The students, who pay Pounds 25 for the course - with Pounds 12.50 expected on the first night - learn about milling, turning and drilling and the handskills required to make tools. Later they are taught the computerised applications of tool design and component manufacture.

The company provides tools and materials but expects the students to bring their own strong boots and overalls. A mature respect for the dangers of working in a factory and adult attitudes to responsibility and time keeping are expected: unruly behaviour results in expulsion, trainees are told.

The students are expected to learn enough during the course to reach basic skills levels, giving them distinct advantages over other students when applying for jobs in the field. But the course has no formal academic link - Kent TEC looked at the possibility of combining it with a GNVQ qualification but this was found to be impractical.

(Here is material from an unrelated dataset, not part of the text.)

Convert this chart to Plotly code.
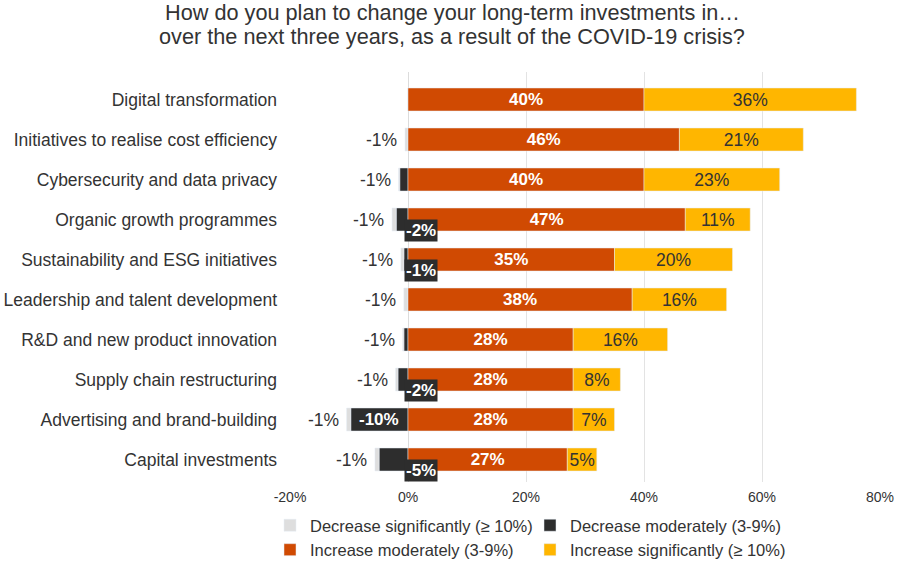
import plotly.graph_objects as go

categories = [
    'Digital transformation',
    'Initiatives to realise cost efficiency',
    'Cybersecurity and data privacy',
    'Organic growth programmes',
    'Sustainability and ESG initiatives',
    'Leadership and talent development',
    'R&D and new product innovation',
    'Supply chain restructuring',
    'Advertising and brand-building',
    'Capital investments',
]

# negative side (labels are the rounded figures shown)
dec_significant = [0, -0.5, -0.2, -0.7, -0.5, -0.7, -0.2, -0.4, -0.7, -0.7]
dec_significant_labels = ['', '-1%', '-1%', '-1%', '-1%', '-1%', '-1%', '-1%', '-1%', '-1%']
dec_moderate = [0, 0, -1.4, -2.0, -0.7, 0, -0.7, -1.7, -9.7, -4.9]
dec_moderate_labels = ['', '', '', '-2%', '-1%', '', '', '-2%', '-10%', '-5%']

inc_moderate = [40, 46, 40, 47, 35, 38, 28, 28, 28, 27]
inc_significant = [36, 21, 23, 11, 20, 16, 16, 8, 7, 5]

tick_vals = [-20, 0, 20, 40, 60, 80]
tick_text = ['-20%', '0%', '20%', '40%', '60%', '80%']

title_lines = [
    'How do you plan to change your long-term investments in…',
    'over the next three years, as a result of the COVID-19 crisis?',
]

LIGHT = '#dedede'
DARK = '#2d2d2d'
ORANGE = '#d04a02'
YELLOW = '#ffb600'
TEXT = '#333333'
FONT = 'Liberation Sans, Arial, sans-serif'

# taller than the window so the legend never pushes the margins
W, H = 900, 600
L, R, T = 290, 20, 72
PLOT_W, PLOT_H = W - L - R, 410
B = H - T - PLOT_H

fig = go.Figure()

fig.add_trace(go.Bar(
    y=categories, x=dec_moderate, orientation='h', name='Decrease moderately (3-9%)',
    marker_color=DARK, legendrank=2, hoverinfo='skip',
))
fig.add_trace(go.Bar(
    y=categories, x=dec_significant, orientation='h', name='Decrease significantly (≥ 10%)',
    marker_color=LIGHT, legendrank=1, hoverinfo='skip',
))
fig.add_trace(go.Bar(
    y=categories, x=inc_moderate, orientation='h', name='Increase moderately (3-9%)',
    marker_color=ORANGE, legendrank=3,
    text=[f'{v}%' for v in inc_moderate], textposition='inside', insidetextanchor='middle',
    textangle=0, textfont=dict(color='white', size=17, family=FONT, weight='bold'),
))
fig.add_trace(go.Bar(
    y=categories, x=inc_significant, orientation='h', name='Increase significantly (≥ 10%)',
    marker_color=YELLOW, legendrank=4,
    text=[f'{v}%' for v in inc_significant], textposition='inside', insidetextanchor='middle',
    textangle=0, textfont=dict(color=TEXT, size=17.5, family=FONT),
))

annotations = []
for cat, d, l, dl, ll in zip(categories, dec_moderate, dec_significant,
                             dec_moderate_labels, dec_significant_labels):
    if ll:
        annotations.append(dict(
            x=d + l, y=cat, text=ll, showarrow=False, xanchor='right', xshift=-6,
            font=dict(size=17.5, color=TEXT, family=FONT),
        ))
    if dl:
        if d <= -8:
            annotations.append(dict(
                x=d / 2, y=cat, text=dl, showarrow=False,
                font=dict(size=17, color='white', family=FONT, weight='bold'),
            ))
        else:
            annotations.append(dict(
                x=0, y=cat, text=dl, showarrow=False, xanchor='left', xshift=-4,
                yshift=-11, bgcolor=DARK, borderpad=1,
                font=dict(size=17, color='white', family=FONT, weight='bold'),
            ))

# title, one annotation per line
for line, ypix in zip(title_lines, [12, 37]):
    annotations.append(dict(
        text=line, xref='paper', yref='paper',
        x=(452 - L) / PLOT_W, y=1 + (T - ypix) / PLOT_H,
        xanchor='center', yanchor='middle', showarrow=False,
        font=dict(size=21.7, color=TEXT, family=FONT),
    ))

fig.update_layout(
    width=W, height=H,
    barmode='relative', bargap=0.425,
    paper_bgcolor='white', plot_bgcolor='white',
    font=dict(family=FONT, color=TEXT),
    margin=dict(l=L, r=R, t=T, b=B),
    xaxis=dict(
        range=[-20, 80], tickmode='array', tickvals=tick_vals, ticktext=tick_text,
        showgrid=True, gridcolor='#e3e3e3', gridwidth=1,
        zeroline=True, zerolinecolor='#dcdcdc', zerolinewidth=1,
        tickfont=dict(size=14, color=TEXT), fixedrange=True, automargin=False,
        ticklabelstandoff=5,
    ),
    yaxis=dict(
        categoryorder='array', categoryarray=categories,
        range=[9.5625, -0.6875], autorange=False,
        ticks='', ticklabelstandoff=12, tickfont=dict(size=17.5, color=TEXT),
        showgrid=False, fixedrange=True, automargin=False,
    ),
    legend=dict(
        orientation='h', x=(530 - L) / PLOT_W, xanchor='center',
        y=-26 / PLOT_H, yanchor='top',
        entrywidth=215, traceorder='normal', itemclick=False,
        font=dict(size=16.5, color=TEXT), tracegroupgap=0,
    ),
    uniformtext=dict(minsize=16, mode='show'),
    annotations=annotations,
    showlegend=True,
)

# drop the default 8px body margin so the figure sits at the window's top-left corner
fig.write_html('out.html', config={'displayModeBar': False},
               post_script="document.body.style.margin='0';")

Tony Hayward, the firm’s technical director, sees the course as an incubator for talent and something which could be successfully copied by firms elsewhere. “Graduate engineers are becoming an increasingly scarce commodity these days, but some of these young people could end up as graduates. Some of our apprentices show real promise and we have supported them in going to university.”

Clive Watson, an engineering instructor at Sheerness docks whose 15-year-old daughter Kylie is the only girl on the course this year, says he wishes a lot more companies “would get involved in this sort of thing because they don’t even teach basic metal work at schools now. Schools have a serious lack of technology teaching.”